Politicians don't really have to even bother campaigning after winning the only election that counts in August. In Missouri in 2022 some 57% of the 180 legislative seats up for grabs had candidates running unopposed! The incentive that normally operate in a democracy- accountability to the voters, doesn't matter in Missouri. Our legislators are guided by lobbyists and out-of-state think tanks that write their bills while they can pursue extremist viewpoints with no consequences. It's one of the easiest jobs there is in politics. Go along to get along is our new state motto, replacing the old one, "the welfare of the people shall be the supreme law".


A majority of Missourians support some abortion rights and modest gun regulations, but under the current system, neither will ever have a chance. Republicans are a minority party in the state, but they call the shots because independents and donors think they're the only game in town.

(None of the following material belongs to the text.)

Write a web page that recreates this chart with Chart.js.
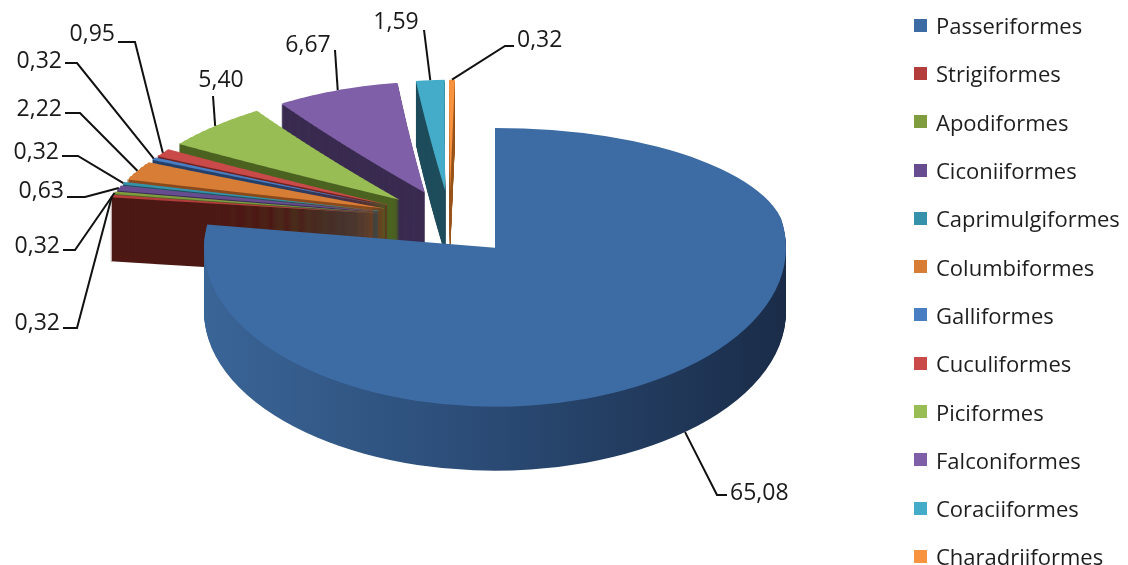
<!DOCTYPE html>
<html>
<head>
<meta charset="utf-8">
<title>Ordens</title>
<script src="https://cdn.jsdelivr.net/npm/chart.js@4.4.1/dist/chart.umd.min.js"></script>
<style>
  html, body { margin: 0; padding: 0; background: #fff; }
  #wrap { position: relative; width: 1128px; height: 565px; overflow: hidden; }
  #chart { position: absolute; left: 0; top: 0; }
  #legend {
    position: absolute; left: 914px; top: 1px; margin: 0; padding: 0; list-style: none;
    font-family: 'Open Sans', sans-serif; font-size: 22px; color: #1e1e1e;
  }
  #legend li { height: 48.3px; display: flex; align-items: center; white-space: nowrap; }
  #legend .box { width: 13px; height: 13px; margin-right: 9px; flex: none; }
</style>
</head>
<body>
<div id="wrap">
  <canvas id="chart" width="1128" height="565"></canvas>
  <ul id="legend"></ul>
</div>
<script>
const categories = ['Passeriformes', 'Strigiformes', 'Apodiformes', 'Ciconiiformes', 'Caprimulgiformes',
    'Columbiformes', 'Galliformes', 'Cuculiformes', 'Piciformes', 'Falconiformes', 'Coraciiformes', 'Charadriiformes'];
const shares = [65.08, 0.32, 0.32, 0.63, 0.32, 2.22, 0.32, 0.95, 5.40, 6.67, 1.59, 0.32];

const faceColours = ['#3d6ba3', '#b23d3b', '#7f9d3e', '#674d8f', '#3592aa', '#d87d36',
    '#4a7ec2', '#c94a48', '#98bd55', '#7f60a8', '#44acc8', '#f89340'];
const wallColours = [null, '#4d1915', '#4b5f24', '#3b2c55', '#1f5260', '#8b4a1c',
    '#25406a', '#6e2222', '#4c6221', '#3a2b50', '#1f4d5c', '#9a561e'];

// 3d look: centre, x radius, squash of the far and near halves, thickness, explosion (px),
// plus the narrowing of the far slices (x scale = farScale + farSlope * y)
const PIE = {
    cx: 448, cy: 218, rx: 291, tiltBack: 0.381, tiltFront: 0.546, depth: 64, explode: 72,
    farScale: 0.965, farSlope: 0.00035, band: 3
};

// where each value label sits and where its leader line bends
const labelLayout = [
    { x: 730, y: 493, align: 'left', elbow: [717, 495], fromBase: true },
    { x: 60, y: 323, align: 'right', elbow: [77, 328] },
    { x: 60, y: 246, align: 'right', elbow: [75, 250] },
    { x: 64, y: 191, align: 'right', elbow: [85, 197] },
    { x: 59, y: 152, align: 'right', elbow: [78, 156] },
    { x: 62, y: 109, align: 'right', elbow: [80, 113] },
    { x: 62, y: 61, align: 'right', elbow: [77, 63] },
    { x: 115, y: 34, align: 'right', elbow: [135, 42] },
    { x: 221, y: 80, align: 'center', elbow: [213, 96] },
    { x: 308, y: 45, align: 'center', elbow: [335, 50] },
    { x: 396, y: 22, align: 'center', elbow: [424, 30] },
    { x: 517, y: 40, align: 'left', elbow: [505, 46] }
];

const fmt = v => v.toFixed(2).replace('.', ',');
let pivotX = 0;   // x (from centre) of the big slice's upright edge

function sliceTransform(arc) {
    const r0 = arc.outerRadius;
    const sx = PIE.rx / r0;
    const mid = (arc.startAngle + arc.endAngle) / 2;
    const shift = PIE.explode / sx;
    return { r0, sx, mid, dx: Math.cos(mid) * shift, dy: Math.sin(mid) * shift };
}

const farFactor = wy => Math.min(1, PIE.farScale + PIE.farSlope * wy);

function withFill(arc, fill) {
    const view = Object.create(arc);
    view.options = Object.assign({}, arc.options, { backgroundColor: fill, borderColor: fill, borderWidth: 0 });
    return view;
}

// big slice: far half and near half get a different vertical squash
function drawBigSlice(ctx, arc, lift, fill) {
    const t = sliceTransform(arc);
    const view = withFill(arc, fill);
    const big = t.r0 * 4;
    [[PIE.tiltBack, -big, big + 1], [PIE.tiltFront, 0, big]].forEach(([tilt, top, h]) => {
        ctx.save();
        ctx.translate(PIE.cx, PIE.cy + lift);
        ctx.scale(t.sx, t.sx * tilt);
        ctx.beginPath();
        ctx.rect(-big, top, 2 * big, h);
        ctx.clip();
        ctx.translate(t.dx - arc.x, t.dy - arc.y);
        arc.draw.call(view, ctx);
        ctx.restore();
    });
}

// far slices: drawn in thin strips, each strip narrowed a little more with distance
function drawFarSlice(ctx, arc, lift, fill) {
    const t = sliceTransform(arc);
    const view = withFill(arc, fill);
    const base = PIE.cy + lift;
    let yMin = t.dy * t.sx, yMax = yMin;
    for (let s = 0; s <= 16; s++) {
        const a = arc.startAngle + (arc.endAngle - arc.startAngle) * s / 16;
        const wy = (t.dy + Math.sin(a) * t.r0) * t.sx;
        yMin = Math.min(yMin, wy);
        yMax = Math.max(yMax, wy);
    }
    const k0 = Math.max(0, Math.floor(-yMax * PIE.tiltBack / PIE.band) - 1);
    const k1 = Math.ceil(-yMin * PIE.tiltBack / PIE.band) + 1;
    for (let k = k0; k <= k1; k++) {
        const f = farFactor(-(PIE.band * (k + 0.5)) / PIE.tiltBack);
        ctx.save();
        ctx.beginPath();
        ctx.rect(0, base - PIE.band * (k + 1), ctx.canvas.width, PIE.band);
        ctx.clip();
        ctx.translate(PIE.cx + pivotX * (1 - f), base);
        ctx.scale(t.sx * f, t.sx * PIE.tiltBack);
        ctx.translate(t.dx - arc.x, t.dy - arc.y);
        arc.draw.call(view, ctx);
        ctx.restore();
    }
}

function drawSlice(ctx, arc, i, lift, fill) {
    if (i === 0) drawBigSlice(ctx, arc, lift, fill);
    else drawFarSlice(ctx, arc, lift, fill);
}

function project(arc, i, angle, lift) {
    const t = sliceTransform(arc);
    const wx = (t.dx + Math.cos(angle) * t.r0) * t.sx;
    const wy = (t.dy + Math.sin(angle) * t.r0) * t.sx;
    const f = i === 0 ? 1 : farFactor(wy);
    return {
        x: PIE.cx + pivotX + (wx - pivotX) * f,
        y: PIE.cy + lift + wy * (wy < 0 ? PIE.tiltBack : PIE.tiltFront)
    };
}

const pie3d = {
    id: 'pie3d',
    beforeDatasetsDraw(chart) {
        const ctx = chart.ctx;
        const arcs = chart.getDatasetMeta(0).data;
        const t0 = sliceTransform(arcs[0]);
        pivotX = t0.dx * t0.sx;
        const r0 = arcs[0].outerRadius;
        const sideGrad = ctx.createLinearGradient(arcs[0].x - r0, 0, arcs[0].x + r0, 0);
        sideGrad.addColorStop(0, '#3a6597');
        sideGrad.addColorStop(0.5, '#2a4a74');
        sideGrad.addColorStop(1, '#1a2c48');

        // side walls, deepest layer first
        for (let d = PIE.depth; d >= 1; d--) {
            arcs.forEach((arc, i) => drawSlice(ctx, arc, i, d, i === 0 ? sideGrad : wallColours[i]));
        }
        arcs.forEach((arc, i) => drawSlice(ctx, arc, i, 0, faceColours[i]));
        return false;
    }
};

const leaderLabels = {
    id: 'leaderLabels',
    afterDraw(chart) {
        const ctx = chart.ctx;
        const arcs = chart.getDatasetMeta(0).data;
        ctx.save();
        ctx.font = "23px 'Open Sans', sans-serif";
        ctx.textBaseline = 'middle';
        ctx.fillStyle = '#1a1a1a';
        ctx.strokeStyle = '#111';
        ctx.lineWidth = 2;
        arcs.forEach((arc, i) => {
            const lay = labelLayout[i];
            const mid = (arc.startAngle + arc.endAngle) / 2;
            const p = project(arc, i, mid, lay.fromBase ? PIE.depth : 0);
            ctx.beginPath();
            ctx.moveTo(p.x, p.y);
            ctx.lineTo(lay.elbow[0], lay.elbow[1]);
            if (lay.align === 'right') ctx.lineTo(lay.x + 3, lay.elbow[1]);
            if (lay.align === 'left') ctx.lineTo(lay.x - 3, lay.elbow[1]);
            ctx.stroke();
            ctx.textAlign = lay.align;
            ctx.fillText(fmt(shares[i]), lay.x, lay.y);
        });
        ctx.restore();
    }
};

const chart = new Chart(document.getElementById('chart'), {
    type: 'pie',
    data: {
        labels: categories,
        datasets: [{
            data: shares,
            backgroundColor: faceColours,
            borderWidth: 0
        }]
    },
    options: {
        responsive: false,
        animation: false,
        layout: { padding: 20 },
        plugins: {
            legend: { display: false },
            tooltip: { enabled: false }
        }
    },
    plugins: [pie3d, leaderLabels]
});

// legend on the right, built from the chart's own legend items
const legendList = document.getElementById('legend');
chart.options.plugins.legend.labels.generateLabels(chart).forEach(item => {
    const li = document.createElement('li');
    const box = document.createElement('span');
    box.className = 'box';
    box.style.background = item.fillStyle;
    li.appendChild(box);
    li.appendChild(document.createTextNode(item.text));
    legendList.appendChild(li);
});
</script>
</body>
</html>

This is a structural problem and needs a structural solution. No one politician can fix it. The best option that we have right now is ranked-choice voting, which the powers-that-be are so afraid of they are introducing an amendment to ban any vote on it, in addition to the 43% veto they tried to sneak through. Ranked-choice voting, which allows voters to rank candidates in order of preference during both primary and general elections, has been proven to encourage moderation and discourage extremism. They turn the incentives upside down because they promote actual discussion of the issues and discourage straight party line voting. This type of system could draw out more competent candidates, who could make their case in the August primary to all the voters at once and not just a select audience of partisan extremists. It doesn't solve the serious problem of money in politics, especially dark money, but we've got to start somewhere.



There are several proposals out there that we'll be hearing more about. Ranked-choice voting is already in place in several states and we need to look at how it's performing. A group called Missouri Agrees wants to make primary elections like school board elections where you vote for as many candidates as you want and the one with the most votes wins. And still another group wants to overcome gerrymandering by electing representatives in super-districts where multiple winners are decided in proportion to the total votes cast. Any of these is preferable to the system we have today.


Bottom line- we need meaningful democracy again or the race to the bottom will continue, getting more and more extreme every year. Because in order to get attention, calm, rational and thoughtful policies don't cut it. Culture wars get attention but they don't fix the roads or educate the next generation with the tools that they'll need. Only democracy and compromise can accomplish that.